JOB: Retype the entries, please, from their first line to the line containing "0.7, 0.725, 0.75, 0.775, 0.8, 0.825, 0.85, 0.875, 0.9];", exactly and only those lines, minus the pictures.

[Source code of charts]
◇ ◇ ◇ ◇ ◇ ◇ ◇
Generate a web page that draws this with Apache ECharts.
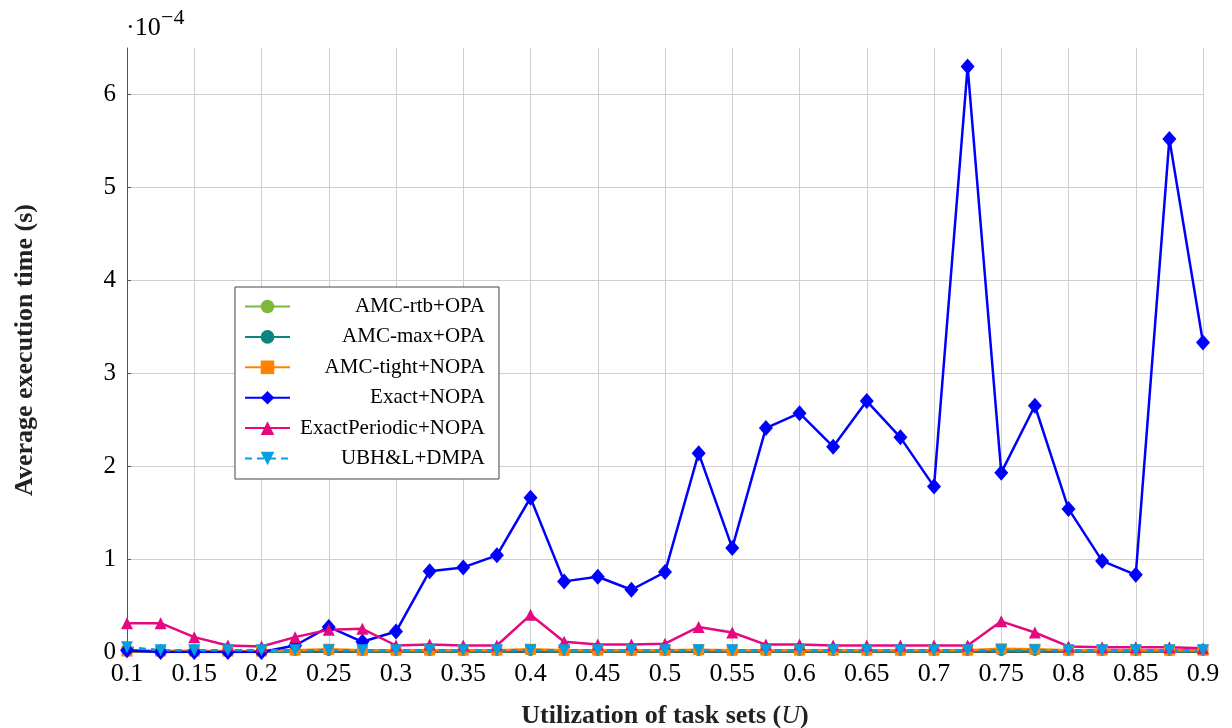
<!DOCTYPE html>
<html>
<head>
<meta charset="utf-8">
<script src="https://cdn.jsdelivr.net/npm/echarts@6/dist/echarts.min.js"></script>
<style>
  html, body { margin: 0; padding: 0; background: #fff; }
  #chart { width: 1232px; height: 728px; }
</style>
</head>
<body>
<div id="chart"></div>
<script>
// Utilization values (x)
const utilization = [0.1, 0.125, 0.15, 0.175, 0.2, 0.225, 0.25, 0.275, 0.3, 0.325, 0.35, 0.375,
  0.4, 0.425, 0.45, 0.475, 0.5, 0.525, 0.55, 0.575, 0.6, 0.625, 0.65, 0.675,
  0.7, 0.725, 0.75, 0.775, 0.8, 0.825, 0.85, 0.875, 0.9];

// Average execution time, in units of 1e-4 s
const amcRtbOpa = [0.01, 0.01, 0.01, 0.005, 0.005, 0.01, 0.015, 0.01, 0.01, 0.01, 0.01, 0.01,
  0.015, 0.01, 0.01, 0.01, 0.01, 0.015, 0.01, 0.01, 0.01, 0.01, 0.01, 0.01,
  0.01, 0.01, 0.015, 0.015, 0.01, 0.01, 0.01, 0.01, 0.01];
const amcMaxOpa = [0.01, 0.01, 0.005, 0.005, 0.005, 0.01, 0.01, 0.01, 0.01, 0.01, 0.01, 0.01,
  0.01, 0.01, 0.01, 0.01, 0.01, 0.01, 0.01, 0.01, 0.01, 0.01, 0.01, 0.01,
  0.01, 0.01, 0.01, 0.01, 0.01, 0.01, 0.01, 0.01, 0.01];
const amcTightNopa = [0.01, 0.01, 0.01, 0.01, 0.01, 0.02, 0.03, 0.02, 0.02, 0.02, 0.02, 0.02,
  0.03, 0.02, 0.02, 0.02, 0.02, 0.025, 0.02, 0.02, 0.02, 0.02, 0.02, 0.02,
  0.02, 0.02, 0.035, 0.03, 0.02, 0.02, 0.02, 0.02, 0.02];
const exactNopa = [0.02, 0.0, 0.0, 0.0, 0.0, 0.07, 0.27, 0.11, 0.22, 0.87, 0.91, 1.04,
  1.66, 0.76, 0.81, 0.67, 0.86, 2.14, 1.12, 2.41, 2.57, 2.21, 2.70, 2.31,
  1.78, 6.30, 1.93, 2.65, 1.54, 0.98, 0.83, 5.52, 3.33];
const exactPeriodicNopa = [0.31, 0.31, 0.16, 0.07, 0.06, 0.16, 0.24, 0.25, 0.07, 0.08, 0.07, 0.07,
  0.40, 0.11, 0.08, 0.08, 0.09, 0.27, 0.21, 0.08, 0.08, 0.07, 0.07, 0.07,
  0.07, 0.07, 0.33, 0.21, 0.06, 0.05, 0.05, 0.05, 0.04];
const ubhlDmpa = [0.05, 0.02, 0.02, 0.02, 0.02, 0.02, 0.02, 0.02, 0.02, 0.02, 0.02, 0.02,
  0.02, 0.02, 0.02, 0.02, 0.02, 0.02, 0.02, 0.02, 0.02, 0.02, 0.02, 0.02,
  0.02, 0.02, 0.02, 0.02, 0.02, 0.02, 0.02, 0.02, 0.02];

const seriesNames = ['AMC-rtb+OPA', 'AMC-max+OPA', 'AMC-tight+NOPA', 'Exact+NOPA', 'ExactPeriodic+NOPA', 'UBH&L+DMPA'];
const xTicks = { min: 0.1, max: 0.9, interval: 0.05 };
const yTicks = { min: 0, max: 6.5, interval: 1 };

const FONT = 'Liberation Serif';
const pair = ys => utilization.map((x, i) => [x, ys[i]]);

function mk(name, ys, color, symbol, size, extra) {
  return Object.assign({
    name: name,
    type: 'line',
    data: pair(ys),
    symbol: symbol,
    symbolSize: size,
    lineStyle: { color: color, width: 2.5 },
    itemStyle: { color: color },
    animation: false
  }, extra || {});
}

const chart = echarts.init(document.getElementById('chart'), null, { renderer: 'canvas' });
chart.setOption({
  animation: false,
  grid: { left: 127, right: 29, top: 48, bottom: 76, containLabel: false, outerBoundsMode: 'none' },
  legend: {
    orient: 'vertical',
    left: 235,
    top: 287,
    padding: [9, 14, 10, 9],
    itemWidth: 45,
    itemHeight: 17,
    itemGap: 9.4,
    backgroundColor: '#fff',
    borderColor: '#444',
    borderWidth: 1,
    borderRadius: 0,
    data: seriesNames,
    formatter: n => '{t|' + n + '}',
    textStyle: {
      fontFamily: FONT,
      fontSize: 21,
      color: '#000',
      rich: { t: { width: 190, align: 'right', fontFamily: FONT, fontSize: 21, lineHeight: 20, color: '#000' } }
    }
  },
  xAxis: {
    type: 'value',
    min: xTicks.min, max: xTicks.max, interval: xTicks.interval,
    name: '{b|Utilization of task sets (}{i|U}{b|)}',
    nameLocation: 'middle',
    nameGap: 51,
    nameTextStyle: {
      rich: {
        b: { fontFamily: FONT, fontSize: 26, fontWeight: 'bold', color: '#222' },
        i: { fontFamily: FONT, fontSize: 26, fontStyle: 'italic', color: '#222' }
      }
    },
    axisLine: { onZero: false, lineStyle: { color: '#555', width: 1 } },
    axisTick: { inside: true, length: 4, lineStyle: { color: '#555' } },
    axisLabel: {
      fontFamily: FONT, fontSize: 26, color: '#000', margin: 9,
      formatter: v => String(+v.toFixed(3))
    },
    splitLine: { show: true, lineStyle: { color: '#cfcfcf', width: 1 } }
  },
  yAxis: {
    type: 'value',
    min: yTicks.min, max: yTicks.max, interval: yTicks.interval,
    name: 'Average execution time (s)',
    nameLocation: 'middle',
    nameGap: 89,
    nameRotate: 90,
    nameTextStyle: { fontFamily: FONT, fontSize: 26, fontWeight: 'bold', color: '#222' },
    axisLine: { show: true, lineStyle: { color: '#555', width: 1 } },
    axisTick: { show: true, inside: true, length: 4, lineStyle: { color: '#555' } },
    axisLabel: {
      fontFamily: FONT, fontSize: 25, color: '#000', margin: 11,
      showMaxLabel: false,
      formatter: v => String(+v.toFixed(2))
    },
    splitLine: { show: true, showMaxLine: false, lineStyle: { color: '#cfcfcf', width: 1 } }
  },
  graphic: [
    { type: 'text', left: 126, top: 15, style: { text: '·10', fontFamily: FONT, fontSize: 26, fill: '#000' } },
    { type: 'text', left: 161, top: 7, style: { text: '−4', fontFamily: FONT, fontSize: 22, fill: '#000' } }
  ],
  series: [
    mk(seriesNames[0], amcRtbOpa, '#7cb83a', 'circle', 10),
    mk(seriesNames[1], amcMaxOpa, '#0a8582', 'circle', 10),
    mk(seriesNames[2], amcTightNopa, '#ff8200', 'rect', 11),
    mk(seriesNames[3], exactNopa, '#0000ff', 'diamond', [14, 16]),
    mk(seriesNames[4], exactPeriodicNopa, '#e6087f', 'triangle', 12),
    mk(seriesNames[5], ubhlDmpa, '#00a0e3', 'triangle', 12, {
      symbolRotate: 180,
      lineStyle: { color: '#00a0e3', width: 2.5, type: [7, 5] }
    })
  ]
});
</script>
</body>
</html>
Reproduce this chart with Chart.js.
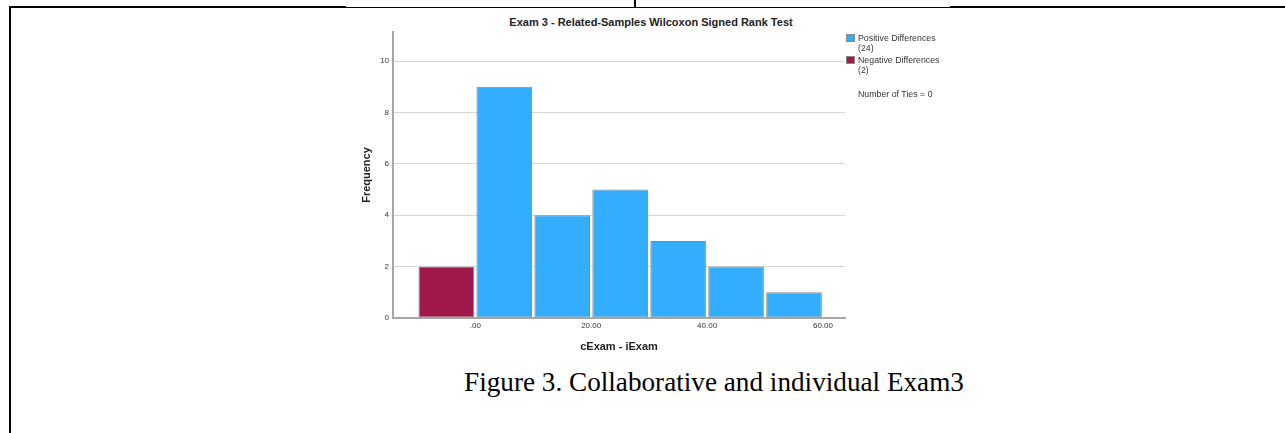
◇ ◇ ◇ ◇ ◇ ◇ ◇
OUTPUT:
Generate a web page that draws this with Apache ECharts.
<!DOCTYPE html>
<html>
<head>
<meta charset="utf-8">
<script src="https://cdn.jsdelivr.net/npm/echarts@6/dist/echarts.min.js"></script>
<style>
  html, body { margin: 0; padding: 0; background: #fff; }
  #chart { width: 1232px; height: 728px; }
</style>
</head>
<body>
<div id="chart"></div>
<script>
// Utilization values (x)
const utilization = [0.1, 0.125, 0.15, 0.175, 0.2, 0.225, 0.25, 0.275, 0.3, 0.325, 0.35, 0.375,
  0.4, 0.425, 0.45, 0.475, 0.5, 0.525, 0.55, 0.575, 0.6, 0.625, 0.65, 0.675,
  0.7, 0.725, 0.75, 0.775, 0.8, 0.825, 0.85, 0.875, 0.9];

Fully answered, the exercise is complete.